また、事故(牛の死亡など)が多い、という課題に対して過去のデータから推定要因を割り出してデータ分析を行った結果、自社だけでなく周辺地域の牧場や農場にも関わる要因であることが判明。kintoneのデータがきっかけで、地域レベルでの改善活動にもつながったそうだ。

そして何より大きな変化は、社内のスタッフの意識が大きく変わったということだ。岡崎氏は、kintoneに登録された情報を敢えて社内の誰でも見られるような仕組みにしたという。

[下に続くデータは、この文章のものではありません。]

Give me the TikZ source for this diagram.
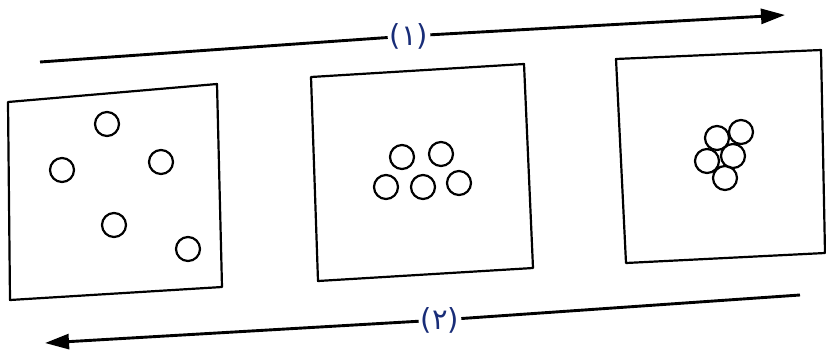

各拠点の売上状況や報告書、岡崎氏からのフィードバックも、当然全てのスタッフが見られる状態だ。

牛1頭1頭の情報を、細かい数字まで緻密に管理している

各部門の日報は社内の誰でも閲覧可能に。岡崎氏自らコメントすることもある

「ある時、店舗のスタッフから『〇◯店は客単価が羨ましいですね、うちは客数では2倍勝っているのに…』と言われました。本人は何気なく言った一言ですが、これはつまりkintoneにアップされている情報を自主的に確認し『自分の部門ももっと頑張らなくては』という、良い意味でのライバル意識が芽生えたということです。他にも『お客さまからこんなご意見があったみたいですね』と、まったく別の部門の担当者から声をかけられたこともありました。これは、社内で情報が往来しているという何よりの証拠でした」(岡崎氏)

その他にも、kintoneにアップされたお肉の写真を店舗のスタッフがSNSに掲載して宣伝したり、他の部門の活躍を見ることによって自分たちもモチベーションを上げたりと、さまざまな効果を発揮した。岡崎氏はこの事象を「kintoneによる化学反応が起きた」と語る。

過去のkintone導入事例をみても牧場での活用例は非常に珍しい。しかしゆうぼくでは自社のやり方にあわせたkintoneアプリを作成し、実際に業務改善の効果を体感している。

最後に岡崎氏は今後のkintone活用について次のように語った。

「牧場や6次産業という特殊な事業形態だからこそ、kintoneの『うちの会社ならでは』の使い方をこれからもっと追求していきたいです。そしてその仕組みを他の牧場でも使ってもらって、ゆくゆくは業界全体に広まっていったら嬉しいなと思います」(岡崎氏)

畜産業界では、まだまだITやシステムの普及が発展途上にあるという。ゆうぼくのkintone活用事例をきっかけに、いつかは日本全国の牧場でkintoneが活用される日が来るかもしれない。